WRITTEN PROBLEM: Please print the full listing exactly.

╭─ RAW DATA

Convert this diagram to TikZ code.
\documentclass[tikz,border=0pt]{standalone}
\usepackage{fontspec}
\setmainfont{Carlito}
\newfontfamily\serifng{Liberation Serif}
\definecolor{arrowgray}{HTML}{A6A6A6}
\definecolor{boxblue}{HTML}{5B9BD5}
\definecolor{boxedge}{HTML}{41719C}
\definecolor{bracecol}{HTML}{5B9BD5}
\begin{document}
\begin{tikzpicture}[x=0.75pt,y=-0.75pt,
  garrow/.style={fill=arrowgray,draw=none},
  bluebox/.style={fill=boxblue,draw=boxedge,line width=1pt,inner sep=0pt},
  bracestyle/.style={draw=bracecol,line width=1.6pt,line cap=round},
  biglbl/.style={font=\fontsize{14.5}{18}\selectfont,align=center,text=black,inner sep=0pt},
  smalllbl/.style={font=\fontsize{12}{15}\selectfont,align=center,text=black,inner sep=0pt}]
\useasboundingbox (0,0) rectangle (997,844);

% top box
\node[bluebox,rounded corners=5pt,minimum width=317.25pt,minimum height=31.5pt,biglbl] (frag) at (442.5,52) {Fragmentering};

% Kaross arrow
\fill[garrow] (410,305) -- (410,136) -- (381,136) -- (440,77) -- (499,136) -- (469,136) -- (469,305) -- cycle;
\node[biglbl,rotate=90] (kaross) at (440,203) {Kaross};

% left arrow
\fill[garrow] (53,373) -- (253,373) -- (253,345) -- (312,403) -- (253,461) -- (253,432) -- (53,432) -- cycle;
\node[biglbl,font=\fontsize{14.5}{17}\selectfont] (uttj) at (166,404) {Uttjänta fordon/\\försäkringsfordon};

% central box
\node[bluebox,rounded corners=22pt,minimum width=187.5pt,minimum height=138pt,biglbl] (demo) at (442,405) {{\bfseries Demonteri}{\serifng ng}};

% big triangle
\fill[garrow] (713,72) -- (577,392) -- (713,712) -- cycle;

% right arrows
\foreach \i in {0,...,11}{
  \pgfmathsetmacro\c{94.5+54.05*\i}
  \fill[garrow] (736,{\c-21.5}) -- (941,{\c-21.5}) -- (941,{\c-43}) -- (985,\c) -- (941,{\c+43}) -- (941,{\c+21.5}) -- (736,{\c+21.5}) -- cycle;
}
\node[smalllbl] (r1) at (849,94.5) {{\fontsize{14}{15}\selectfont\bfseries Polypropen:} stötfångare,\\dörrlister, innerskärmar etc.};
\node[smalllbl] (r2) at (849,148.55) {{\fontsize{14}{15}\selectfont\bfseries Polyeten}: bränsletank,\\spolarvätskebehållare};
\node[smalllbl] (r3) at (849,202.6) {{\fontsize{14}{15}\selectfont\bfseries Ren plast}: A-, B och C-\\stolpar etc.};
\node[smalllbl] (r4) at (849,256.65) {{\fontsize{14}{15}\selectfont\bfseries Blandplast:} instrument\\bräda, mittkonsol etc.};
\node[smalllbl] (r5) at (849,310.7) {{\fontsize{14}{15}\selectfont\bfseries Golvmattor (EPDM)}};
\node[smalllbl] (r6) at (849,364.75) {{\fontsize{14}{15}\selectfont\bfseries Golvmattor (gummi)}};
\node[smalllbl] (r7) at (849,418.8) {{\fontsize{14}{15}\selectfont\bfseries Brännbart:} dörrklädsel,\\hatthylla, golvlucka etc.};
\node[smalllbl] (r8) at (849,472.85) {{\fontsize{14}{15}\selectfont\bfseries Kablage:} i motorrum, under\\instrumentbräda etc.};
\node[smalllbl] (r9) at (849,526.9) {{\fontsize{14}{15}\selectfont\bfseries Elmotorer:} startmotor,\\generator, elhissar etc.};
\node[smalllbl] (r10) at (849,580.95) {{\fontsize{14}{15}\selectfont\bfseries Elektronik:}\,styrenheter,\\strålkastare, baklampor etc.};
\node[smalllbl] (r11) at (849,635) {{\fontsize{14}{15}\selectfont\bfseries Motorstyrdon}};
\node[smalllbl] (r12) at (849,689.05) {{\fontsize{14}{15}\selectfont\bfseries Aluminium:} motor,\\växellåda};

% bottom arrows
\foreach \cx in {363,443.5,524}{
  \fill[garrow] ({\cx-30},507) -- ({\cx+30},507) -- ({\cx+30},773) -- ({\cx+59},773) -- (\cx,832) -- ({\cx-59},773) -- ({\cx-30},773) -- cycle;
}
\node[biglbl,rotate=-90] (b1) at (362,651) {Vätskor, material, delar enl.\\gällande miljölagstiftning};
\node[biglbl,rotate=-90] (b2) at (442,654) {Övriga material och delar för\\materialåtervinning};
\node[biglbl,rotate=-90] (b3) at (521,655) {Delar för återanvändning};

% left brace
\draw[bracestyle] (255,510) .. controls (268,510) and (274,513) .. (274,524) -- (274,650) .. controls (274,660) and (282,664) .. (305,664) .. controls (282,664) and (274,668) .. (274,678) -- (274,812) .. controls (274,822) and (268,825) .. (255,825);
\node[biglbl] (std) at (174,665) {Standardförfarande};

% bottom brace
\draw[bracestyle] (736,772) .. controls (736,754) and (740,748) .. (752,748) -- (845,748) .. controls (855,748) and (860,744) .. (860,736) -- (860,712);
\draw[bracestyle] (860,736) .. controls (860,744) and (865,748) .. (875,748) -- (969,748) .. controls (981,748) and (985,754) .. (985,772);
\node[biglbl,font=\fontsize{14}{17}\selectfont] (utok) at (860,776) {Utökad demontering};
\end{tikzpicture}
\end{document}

╰─

OUTPUT:
Convert this diagram to TikZ code.
\documentclass[tikz,border=0pt]{standalone}
\usepackage{fontspec}
\setmainfont{Carlito}
\newfontfamily\serifng{Liberation Serif}
\definecolor{arrowgray}{HTML}{A6A6A6}
\definecolor{boxblue}{HTML}{5B9BD5}
\definecolor{boxedge}{HTML}{41719C}
\definecolor{bracecol}{HTML}{5B9BD5}
\begin{document}
\begin{tikzpicture}[x=0.75pt,y=-0.75pt,
  garrow/.style={fill=arrowgray,draw=none},
  bluebox/.style={fill=boxblue,draw=boxedge,line width=1pt,inner sep=0pt},
  bracestyle/.style={draw=bracecol,line width=1.6pt,line cap=round},
  biglbl/.style={font=\fontsize{14.5}{18}\selectfont,align=center,text=black,inner sep=0pt},
  smalllbl/.style={font=\fontsize{12}{15}\selectfont,align=center,text=black,inner sep=0pt}]
\useasboundingbox (0,0) rectangle (997,844);

% top box
\node[bluebox,rounded corners=5pt,minimum width=317.25pt,minimum height=31.5pt,biglbl] (frag) at (442.5,52) {Fragmentering};

% Kaross arrow
\fill[garrow] (410,305) -- (410,136) -- (381,136) -- (440,77) -- (499,136) -- (469,136) -- (469,305) -- cycle;
\node[biglbl,rotate=90] (kaross) at (440,203) {Kaross};

% left arrow
\fill[garrow] (53,373) -- (253,373) -- (253,345) -- (312,403) -- (253,461) -- (253,432) -- (53,432) -- cycle;
\node[biglbl,font=\fontsize{14.5}{17}\selectfont] (uttj) at (166,404) {Uttjänta fordon/\\försäkringsfordon};

% central box
\node[bluebox,rounded corners=22pt,minimum width=187.5pt,minimum height=138pt,biglbl] (demo) at (442,405) {{\bfseries Demonteri}{\serifng ng}};

% big triangle
\fill[garrow] (713,72) -- (577,392) -- (713,712) -- cycle;

% right arrows
\foreach \i in {0,...,11}{
  \pgfmathsetmacro\c{94.5+54.05*\i}
  \fill[garrow] (736,{\c-21.5}) -- (941,{\c-21.5}) -- (941,{\c-43}) -- (985,\c) -- (941,{\c+43}) -- (941,{\c+21.5}) -- (736,{\c+21.5}) -- cycle;
}
\node[smalllbl] (r1) at (849,94.5) {{\fontsize{14}{15}\selectfont\bfseries Polypropen:} stötfångare,\\dörrlister, innerskärmar etc.};
\node[smalllbl] (r2) at (849,148.55) {{\fontsize{14}{15}\selectfont\bfseries Polyeten}: bränsletank,\\spolarvätskebehållare};
\node[smalllbl] (r3) at (849,202.6) {{\fontsize{14}{15}\selectfont\bfseries Ren plast}: A-, B och C-\\stolpar etc.};
\node[smalllbl] (r4) at (849,256.65) {{\fontsize{14}{15}\selectfont\bfseries Blandplast:} instrument\\bräda, mittkonsol etc.};
\node[smalllbl] (r5) at (849,310.7) {{\fontsize{14}{15}\selectfont\bfseries Golvmattor (EPDM)}};
\node[smalllbl] (r6) at (849,364.75) {{\fontsize{14}{15}\selectfont\bfseries Golvmattor (gummi)}};
\node[smalllbl] (r7) at (849,418.8) {{\fontsize{14}{15}\selectfont\bfseries Brännbart:} dörrklädsel,\\hatthylla, golvlucka etc.};
\node[smalllbl] (r8) at (849,472.85) {{\fontsize{14}{15}\selectfont\bfseries Kablage:} i motorrum, under\\instrumentbräda etc.};
\node[smalllbl] (r9) at (849,526.9) {{\fontsize{14}{15}\selectfont\bfseries Elmotorer:} startmotor,\\generator, elhissar etc.};
\node[smalllbl] (r10) at (849,580.95) {{\fontsize{14}{15}\selectfont\bfseries Elektronik:}\,styrenheter,\\strålkastare, baklampor etc.};
\node[smalllbl] (r11) at (849,635) {{\fontsize{14}{15}\selectfont\bfseries Motorstyrdon}};
\node[smalllbl] (r12) at (849,689.05) {{\fontsize{14}{15}\selectfont\bfseries Aluminium:} motor,\\växellåda};

% bottom arrows
\foreach \cx in {363,443.5,524}{
  \fill[garrow] ({\cx-30},507) -- ({\cx+30},507) -- ({\cx+30},773) -- ({\cx+59},773) -- (\cx,832) -- ({\cx-59},773) -- ({\cx-30},773) -- cycle;
}
\node[biglbl,rotate=-90] (b1) at (362,651) {Vätskor, material, delar enl.\\gällande miljölagstiftning};
\node[biglbl,rotate=-90] (b2) at (442,654) {Övriga material och delar för\\materialåtervinning};
\node[biglbl,rotate=-90] (b3) at (521,655) {Delar för återanvändning};

% left brace
\draw[bracestyle] (255,510) .. controls (268,510) and (274,513) .. (274,524) -- (274,650) .. controls (274,660) and (282,664) .. (305,664) .. controls (282,664) and (274,668) .. (274,678) -- (274,812) .. controls (274,822) and (268,825) .. (255,825);
\node[biglbl] (std) at (174,665) {Standardförfarande};

% bottom brace
\draw[bracestyle] (736,772) .. controls (736,754) and (740,748) .. (752,748) -- (845,748) .. controls (855,748) and (860,744) .. (860,736) -- (860,712);
\draw[bracestyle] (860,736) .. controls (860,744) and (865,748) .. (875,748) -- (969,748) .. controls (981,748) and (985,754) .. (985,772);
\node[biglbl,font=\fontsize{14}{17}\selectfont] (utok) at (860,776) {Utökad demontering};
\end{tikzpicture}
\end{document}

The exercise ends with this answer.